#205: Web Lifecycle for system initiated Discarding & Stopping

Visit on Github.

Opened Oct 13, 2017

Hello! I'm requesting a TAG review of:

You should also know that... This is an early stage proposal, which we are just starting to implement. This proposal has been informally discussed with other browser vendors (Mozilla, Apple, Microsoft) and their high level feedback has been incorporated.

We'd prefer the TAG provide feedback as (please select one):

  • open a single issue in our Github repo for the entire review

Discussions

Comment by @cynthia Oct 17, 2017 (See Github)

Minor suggestion: StopReason {..."awwsnap"} comes to mind.

Comment by @torgo Nov 29, 2017 (See Github)

Discussed in telcon 29 Nov. There was a TPAC session. @slightlyoff : people who are excited about this should share their support.
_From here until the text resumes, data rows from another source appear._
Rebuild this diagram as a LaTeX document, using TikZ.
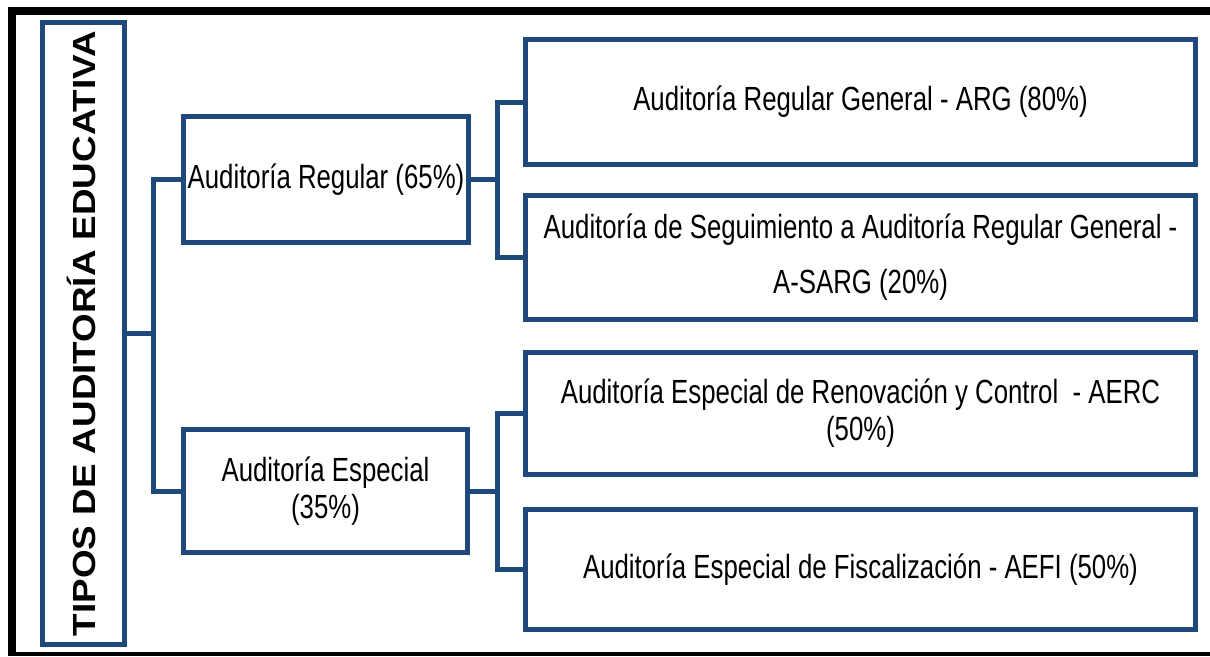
\documentclass[tikz,border=0pt]{standalone}
\usepackage{fontspec}
\newfontfamily\nf{Liberation Sans}[FakeStretch=0.77]
\newfontfamily\tf{Liberation Sans}[FakeStretch=1.15]
\definecolor{navy}{RGB}{31,73,125}
\begin{document}
\begin{tikzpicture}[x=1pt,y=-1pt,
  box/.style={draw=navy,line width=5pt,fill=white,inner sep=0pt,minimum width=670pt,align=center,
    font=\nf\fontsize{33.5}{37}\selectfont},
  conn/.style={draw=navy,line width=5pt,line join=miter}]
\useasboundingbox (0,0) rectangle (1210,656);
\fill[white] (0,0) rectangle (1210,656);
% outer frame
\fill[black] (8,7) rectangle (1210,15);
\fill[black] (8,7) rectangle (16,656);
\fill[black] (8,652) rectangle (1210,656);
% nodes
\node[box,minimum width=82pt,minimum height=622pt] (title) at (83.5,333.5) {};
\node[rotate=90,font=\tf\fontsize{32}{36}\selectfont\bfseries,inner sep=0pt] (titletext) at (81,333.5) {TIPOS DE AUDITORÍA EDUCATIVA};
\node[box,minimum width=285pt,minimum height=126pt] (reg) at (326,179.5) {Auditoría Regular (65\%)};
\node[box,minimum width=284pt,minimum height=123pt] (esp) at (325.5,491) {Auditoría Especial\\(35\%)};
\node[box,minimum height=125pt] (arg) at (860.5,102) {Auditoría Regular General - ARG (80\%)};
\node[box,minimum height=124pt] (sarg) at (860.5,257.5) {Auditoría de Seguimiento a Auditoría Regular General -\\[18pt]A-SARG (20\%)};
\node[box,minimum height=122pt] (aerc) at (860.5,413.5) {Auditoría Especial de Renovación y Control \ - AERC\\(50\%)};
\node[box,minimum height=120pt] (aefi) at (860.5,569.5) {Auditoría Especial de Fiscalización - AEFI (50\%)};
% connectors
\coordinate (j1) at (153,333.5);
\coordinate (j2) at (497,179.5);
\coordinate (j3) at (497,491);
\draw[conn] (title.east) -- (j1);
\draw[conn] (reg.west) -| (j1) |- (esp.west);
\draw[conn] (reg.east) -- (j2);
\draw[conn] (arg.west) -| (j2) |- (sarg.west);
\draw[conn] (esp.east) -- (j3);
\draw[conn] (aerc.west) -| (j3) |- (aefi.west);
\end{tikzpicture}
\end{document}
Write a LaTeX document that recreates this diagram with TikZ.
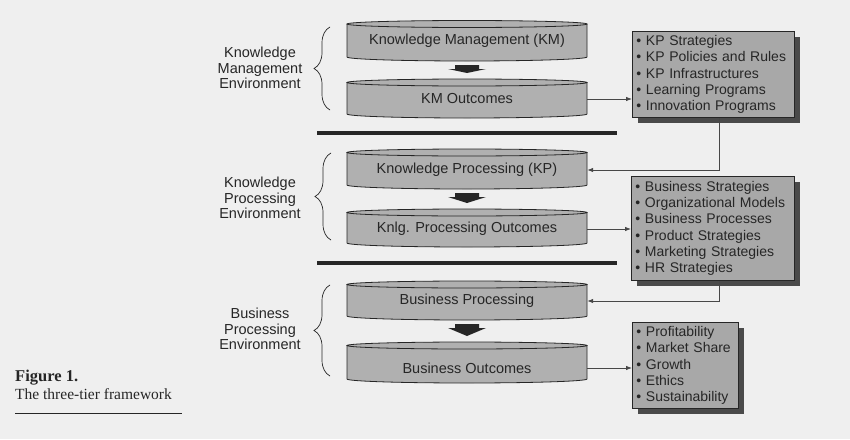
\documentclass[tikz,border=0pt]{standalone}
\usepackage{fontspec}
\setmainfont{Liberation Sans}
\newfontfamily\capfont{Liberation Serif}
\usetikzlibrary{arrows.meta,shadows,decorations.pathreplacing,calc}
\definecolor{bg}{HTML}{EFEFEF}
\definecolor{cylgray}{HTML}{B0B0B0}
\definecolor{boxgray}{HTML}{A8A8A8}
\definecolor{ink}{HTML}{262626}
\definecolor{shade}{HTML}{4A4A4A}
\tikzset{
  disktext/.style={minimum width=240pt, inner sep=0pt, text=ink, font=\fontsize{14.5}{16}\selectfont},
  diskline/.style={draw=ink, line width=0.8pt},
  envlabel/.style={align=center, text=ink, inner sep=0pt, font=\fontsize{14.5}{15.5}\selectfont},
  listbox/.style={draw=ink, fill=boxgray, line width=0.8pt, align=left, inner xsep=4pt, inner ysep=0pt,
    anchor=north west, text=ink, font=\fontsize{14}{16.3}\selectfont,
    drop shadow={shadow xshift=6pt, shadow yshift=-6pt, opacity=1, fill=shade}},
  conn/.style={draw=ink!85, line width=0.8pt, -{Latex[length=6pt,width=4.5pt]}},
  bar/.style={line width=4pt, ink},
  bracestyle/.style={draw=ink, line width=0.7pt, decorate, decoration={brace, amplitude=16pt}},
  blockarrow/.style={fill=ink}
}
% name, top y, bottom y, text y, text
\newcommand\cyldisk[5]{%
  \fill[cylgray] (347,#2+3.5) -- (347,#3-4) arc[start angle=180,end angle=360,x radius=120pt,y radius=4pt]
    -- (587,#2+3.5) arc[start angle=0,end angle=180,x radius=120pt,y radius=3.5pt] -- cycle;
  \draw[diskline] (347,#2+3.5) -- (347,#3-4) arc[start angle=180,end angle=360,x radius=120pt,y radius=4pt]
    -- (587,#2+3.5);
  \draw[diskline] (467,#2+3.5) ellipse[x radius=120pt,y radius=3.5pt];
  \coordinate (#1-top) at (467,#2);
  \coordinate (#1-bot) at (467,#3);
  \node[disktext] (#1) at (467,#4) {#5};
}
\newcommand\downblock[2]{%
  \fill[blockarrow] ($(#1-bot)+(-12,4)$) -- ($(#1-bot)+(12,4)$) -- ($(#1-bot)+(12,8)$) -- ($(#1-bot)+(19,8)$)
    -- ($(#2-top)+(0,-6)$) -- ($(#1-bot)+(-19,8)$) -- ($(#1-bot)+(-12,8)$) -- cycle;
}
\begin{document}
\begin{tikzpicture}[x=1pt,y=-1pt]
\fill[bg] (0,0) rectangle (850,439);
\useasboundingbox (0,0) rectangle (850,439);

% cylinders
\cyldisk{km}{20.5}{61}{41}{Knowledge Management (KM)}
\cyldisk{kmo}{79}{118}{99}{KM Outcomes}
\cyldisk{kp}{149}{189}{170}{Knowledge Processing (KP)}
\cyldisk{kpo}{209}{247}{229}{Knlg. Processing Outcomes}
\cyldisk{bp}{281}{320}{301}{Business Processing}
\cyldisk{bo}{342}{383}{368}{Business Outcomes}

% block arrows
\downblock{km}{kmo}
\downblock{kp}{kpo}
\downblock{bp}{bo}

% separator bars
\coordinate (bar1l) at (317,133); \coordinate (bar1r) at (617,133);
\coordinate (bar2l) at (317,263); \coordinate (bar2r) at (617,263);
\draw[bar] (bar1l) -- (bar1r);
\draw[bar] (bar2l) -- (bar2r);

% braces
\coordinate (br1a) at (330,110); \coordinate (br1b) at (330,27);
\coordinate (br2a) at (331,240); \coordinate (br2b) at (331,153);
\coordinate (br3a) at (330,376); \coordinate (br3b) at (330,285);
\draw[bracestyle] (br1a) -- (br1b);
\draw[bracestyle] (br2a) -- (br2b);
\draw[bracestyle] (br3a) -- (br3b);

% environment labels
\node[envlabel] (env1) at (260,68) {Knowledge\\Management\\Environment};
\node[envlabel] (env2) at (260,198) {Knowledge\\Processing\\Environment};
\node[envlabel] (env3) at (260,329) {Business\\Processing\\Environment};

% right boxes
\node[listbox, minimum width=162pt, minimum height=86pt, text width=154pt] (box1) at (632,31)
  {\textbullet\ KP Strategies\\\textbullet\ KP Policies and Rules\\\textbullet\ KP Infrastructures\\\textbullet\ Learning Programs\\\textbullet\ Innovation Programs};
\node[listbox, minimum width=163pt, minimum height=104pt, text width=155pt] (box2) at (631,176)
  {\textbullet\ Business Strategies\\\textbullet\ Organizational Models\\\textbullet\ Business Processes\\\textbullet\ Product Strategies\\\textbullet\ Marketing Strategies\\\textbullet\ HR Strategies};
\node[listbox, minimum width=106pt, minimum height=86pt, text width=98pt] (box3) at (632,322)
  {\textbullet\ Profitability\\\textbullet\ Market Share\\\textbullet\ Growth\\\textbullet\ Ethics\\\textbullet\ Sustainability};

% connectors
\draw[conn] (kmo.east) -- (kmo.east -| box1.west);
\draw[conn] ([xshift=6pt]box1.south) |- (kp.east);
\draw[conn] (kpo.east) -- (kpo.east -| box2.west);
\draw[conn] ([xshift=6.5pt]box2.south) |- (bp.east);
\draw[conn] (bo.east) -- (bo.east -| box3.west);

% caption
\node[anchor=west, inner sep=0pt, text=ink, font=\capfont\bfseries\fontsize{16.5}{18}\selectfont] (figlabel) at (15,378) {Figure 1.};
\node[anchor=west, inner sep=0pt, text=ink, font=\capfont\fontsize{15.5}{18}\selectfont] (figtitle) at (15,394) {The three-tier framework};
\coordinate (rulel) at (15,413); \coordinate (ruler) at (182,413);
\draw[ink, line width=0.8pt] (rulel) -- (ruler);
\end{tikzpicture}
\end{document}
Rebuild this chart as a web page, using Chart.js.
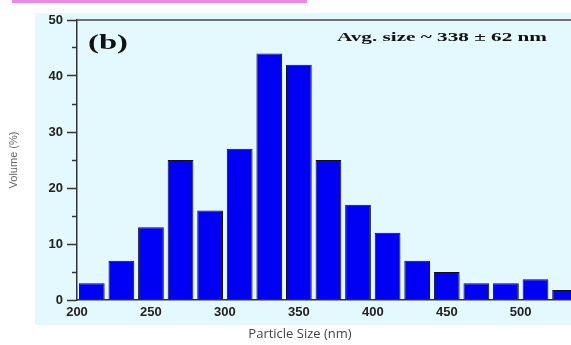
<!DOCTYPE html>
<html>
<head>
<meta charset="utf-8">
<script src="https://cdn.jsdelivr.net/npm/chart.js@4/dist/chart.umd.min.js"></script>
<style>
  body { margin: 0; background: #fff; }
  canvas { display: block; }
</style>
</head>
<body>
<canvas id="grafico" width="571" height="345"></canvas>
<script>
// dados
var tamanhos = [210, 230, 250, 270, 290, 310, 330, 350, 370, 390, 410, 430, 450, 470, 490, 510, 530];
var volumes = [3, 7, 13, 25, 16, 27, 44, 42, 25, 17, 12, 7, 5, 3, 3, 3.7, 1.8];
var xTicks = [200, 250, 300, 350, 400, 450, 500];
var yTicks = [0, 5, 10, 15, 20, 25, 30, 35, 40, 45, 50];

var pontos = tamanhos.map(function (t, i) { return { x: t, y: volumes[i] }; });

// fundo, linha rosa, borda de cima e textos
var enfeites = {
  id: 'enfeites',
  beforeDraw: function (chart) {
    var ctx = chart.ctx;
    ctx.save();
    ctx.fillStyle = '#e3f9fd';
    ctx.fillRect(35, 13, 536, 312);
    ctx.fillStyle = '#e98ae6';
    ctx.fillRect(12, 0, 295, 3);
    ctx.restore();
  },
  afterDraw: function (chart) {
    var ctx = chart.ctx;
    var a = chart.chartArea;
    ctx.save();
    ctx.strokeStyle = '#444';
    ctx.lineWidth = 1.5;
    ctx.beginPath();
    ctx.moveTo(a.left, a.top);
    ctx.lineTo(a.right, a.top);
    ctx.stroke();

    ctx.fillStyle = '#111';
    ctx.textBaseline = 'alphabetic';
    // (b)
    ctx.font = 'bold 22px "Liberation Serif"';
    var w = ctx.measureText('(b)').width;
    ctx.save();
    ctx.translate(88, 49);
    ctx.scale(40 / w, 1);
    ctx.fillText('(b)', 0, 0);
    ctx.restore();
    // tamanho medio
    ctx.font = 'bold 13px "Liberation Serif"';
    var txt = 'Avg. size ~ 338 \u00b1 62 nm';
    w = ctx.measureText(txt).width;
    ctx.save();
    ctx.translate(337, 41);
    ctx.scale(210 / w, 1);
    ctx.fillText(txt, 0, 0);
    ctx.restore();
    // titulo eixo x
    ctx.fillStyle = '#444';
    ctx.font = '13px "Open Sans"';
    ctx.textAlign = 'center';
    ctx.textBaseline = 'middle';
    ctx.fillText('Particle Size (nm)', 300, 334);
    ctx.restore();
  }
};

var ctx = document.getElementById('grafico').getContext('2d');
var grafico = new Chart(ctx, {
  type: 'bar',
  data: {
    datasets: [{
      label: 'Volume (%)',
      data: pontos,
      backgroundColor: '#0000f5',
      borderColor: '#111',
      borderWidth: 1,
      barPercentage: 0.87,
      categoryPercentage: 1.0
    }]
  },
  options: {
    responsive: false,
    animation: false,
    layout: { padding: { top: 20, right: 0, left: 0, bottom: 0 } },
    plugins: {
      legend: { display: false },
      tooltip: { enabled: false }
    },
    scales: {
      x: {
        type: 'linear',
        offset: false,
        min: 200,
        max: 534,
        afterBuildTicks: function (s) { s.ticks = xTicks.map(function (v) { return { value: v }; }); },
        afterFit: function (s) { s.height = 45; },
        grid: { drawOnChartArea: false, drawTicks: false, offset: false },
        border: { color: '#333', width: 1.5 },
        ticks: {
          padding: 5,
          color: '#222',
          font: { family: 'Liberation Sans', size: 13, weight: 'bold' },
          maxRotation: 0
        }
      },
      y: {
        min: 0,
        max: 50,
        afterBuildTicks: function (s) { s.ticks = yTicks.map(function (v) { return { value: v }; }); },
        afterFit: function (s) { s.width = 77; },
        grid: {
          drawOnChartArea: false,
          tickLength: 10,
          tickColor: '#333',
          tickWidth: 1.5,
          tickBorderDash: function (c) { return c.tick && c.tick.value % 10 ? [5, 5] : []; },
          tickBorderDashOffset: function (c) { return c.tick && c.tick.value % 10 ? 5 : 0; }
        },
        border: { color: '#333', width: 1.5 },
        title: {
          display: true,
          text: 'Volume (%)',
          color: '#666',
          font: { family: 'Liberation Sans', size: 11 },
          padding: { top: 7 }
        },
        ticks: {
          padding: 4,
          color: '#222',
          font: { family: 'Liberation Sans', size: 13, weight: 'bold' },
          callback: function (v) { return v % 10 === 0 ? v : ''; }
        }
      }
    }
  },
  plugins: [enfeites]
});
</script>
</body>
</html>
Discussed Jan 10, 2018 (See Github)

Travis: I intend to be brief. I think this is amazing. It describes the typical lifecycle of a web page and it introduces 2 new states that a web page can go into and associated signals. The 2 new states are "stopped" (memory resident but not getting time on CPU) and "discarded" (forcefully terminated, gone) - when you see the stop signal you will be allowed to run a callback to unload some resources or prepare. After you've been stopped you may be terminated without further notice.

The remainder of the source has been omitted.